The bigger animals, like the dinosaurs you’re thinking of, simply had differently structured bodies that allowed them to be bigger (more bone to body ratio, hollow bones…).

It’s not like an elephant is the upper limit for mammal size. If you took a mouse and made it as big as an elephant, it would also collapse. If you took a small dinosaur, and made it bigger it would also (probably) not work.

The square-cube law isn’t specific to biology, it’s just an observation about how volume grows faster (cubically) than surface (squarly), which also (usually) means that mass will grow faster than the support structure for that mass. An elephants weight is supported by its bones, muscles etc. If you scaled it up the bones would get bigger too, but the mass of the bones would get bigger faster, and at some point, it would get too much.
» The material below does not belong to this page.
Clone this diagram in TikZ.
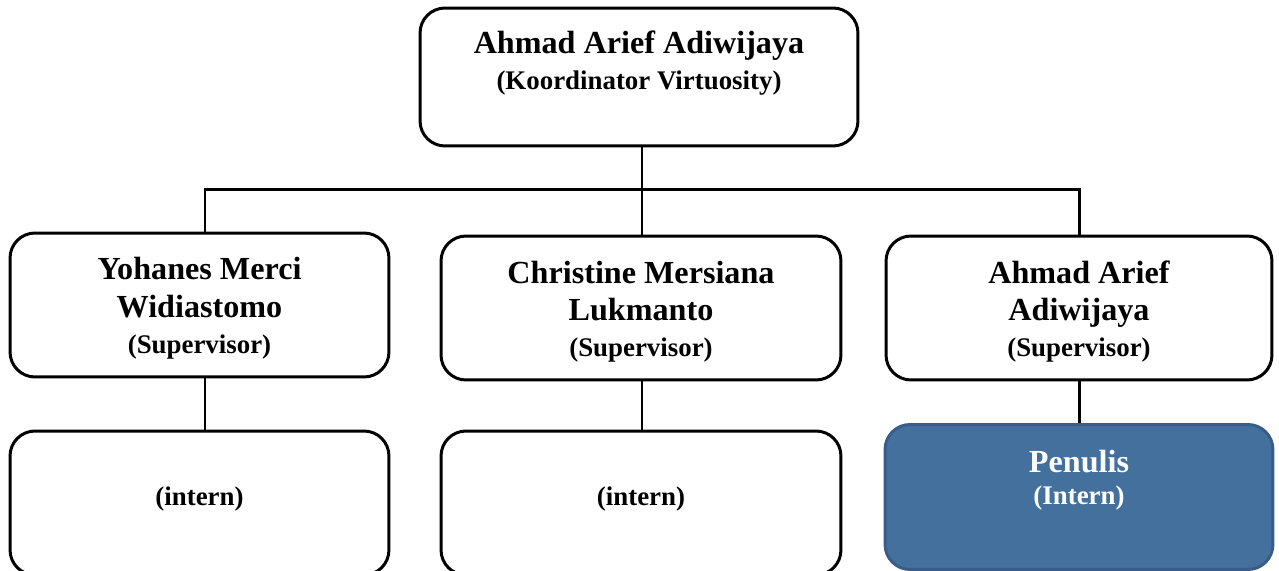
\documentclass[tikz,border=0pt]{standalone}
\usepackage{fontspec}
\setmainfont{Liberation Serif}
\usetikzlibrary{positioning,calc}
\definecolor{penfill}{RGB}{68,112,157}
\definecolor{penline}{RGB}{56,93,138}
\begin{document}
\begin{tikzpicture}
  [x=0.02cm,y=-0.02cm,
   box/.style={rectangle,draw,line width=1.7pt,rounded corners=0.5cm,
     inner sep=0pt,minimum height=2.88cm},
   pbox/.style={box,draw=penline,fill=penfill},
   nm/.style={font=\fontsize{18.3}{22}\selectfont\bfseries,inner sep=0pt,anchor=base},
   role/.style={font=\fontsize{15.3}{18}\selectfont\bfseries,inner sep=0pt,anchor=base},
   link/.style={line width=1.7pt}]
\useasboundingbox (0,0) rectangle (1279,571);
% boxes
\node [box,minimum width=8.76cm,minimum height=2.76cm] (boss) at (639,77) {};
\node [box,minimum width=7.58cm] (sup1) at (199.5,305) {};
\node [box,minimum width=8cm] (sup2) at (641,308) {};
\node [box,minimum width=7.72cm] (sup3) at (1079,308) {};
\node [box,minimum width=7.58cm] (int1) at (199.5,503) {};
\node [box,minimum width=8cm] (int2) at (641,503) {};
\node [pbox,minimum width=7.76cm,minimum height=2.9cm] (pen) at (1079,497) {};
% texts
\node [nm] (bossname) at ($(boss.north)+(0,47)$) {Ahmad Arief Adiwijaya};
\node [role] (bossrole) at ($(boss.north)+(0,83)$) {(Koordinator Virtuosity)};
\node [nm] (sup1a) at ($(sup1.north)+(0,48)$) {Yohanes Merci};
\node [nm] (sup1b) at ($(sup1.north)+(0,86)$) {Widiastomo};
\node [role] (sup1r) at ($(sup1.north)+(0,122)$) {(Supervisor)};
\node [nm] (sup2a) at ($(sup2.north)+(0,49)$) {Christine Mersiana};
\node [nm] (sup2b) at ($(sup2.north)+(0,86)$) {Lukmanto};
\node [role] (sup2r) at ($(sup2.north)+(0,122)$) {(Supervisor)};
\node [nm] (sup3a) at ($(sup3.north)+(0,49)$) {Ahmad Arief};
\node [nm] (sup3b) at ($(sup3.north)+(0,86)$) {Adiwijaya};
\node [role] (sup3r) at ($(sup3.north)+(0,122)$) {(Supervisor)};
\node [role] (int1r) at ($(int1.north)+(0,76)$) {(intern)};
\node [role] (int2r) at ($(int2.north)+(0,76)$) {(intern)};
\node [nm,text=white] (pena) at ($(pen.north)+(0,49)$) {Penulis};
\node [role,text=white] (penr) at ($(pen.north)+(0,81)$) {(Intern)};
% lines
\coordinate (bus) at ($(boss.south)+(3,42)$);
\coordinate (leftdrop) at ($(sup1.north)+(5.5,0)$);
\draw [link] (bus |- boss.south) -- (bus |- sup2.north);
\draw [link] (leftdrop) |- (bus) -| (sup3.north);
\draw [link] (sup1.south -| leftdrop) -- (int1.north -| leftdrop);
\draw [link] (sup2.south -| bus) -- (int2.north -| bus);
\draw [link] (sup3.south) -- (pen.north);
\end{tikzpicture}
\end{document}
If you wanted a bigger elephant, you’d need to change how much bone it has compared to It’s body size (not just how much bone it has compared to a smaller elephant). The reason real elephants can’t get any bigger is that when a new one is born, evolution doesn’t go on a character select screen and pick what kind of bone-to-mass ratio it would want. It’s stuck with what it has, at least for now.

Edit: Just to address this, because people keep posting bits and pieces of it in the replies: yes, the square-cube law has many more biological implications than just collapsing under your own weight because your bones and what not were not prepared to handle it. That’s just the most common thing you hear when people talk about it in popularization, because it’s kinda fun, in a morbid way.

One other thing that becomes a problem, and you can see this very well with elephants specifically, is that as you grow, you become to have cooling problems, since you gradually have less and less skin to disipate the heat, proportional to how much you’re producing. That’s why elephants have such huge ears. But there’s many other implications, such as not being able to absorb enough oxygen, because your lungs are too small, not being able process nutrients fast enough, because you don’t have enough gut surface… Really anything that has anything to do with the surface or cross section of an organ will become problematic if you scale an animal up or down.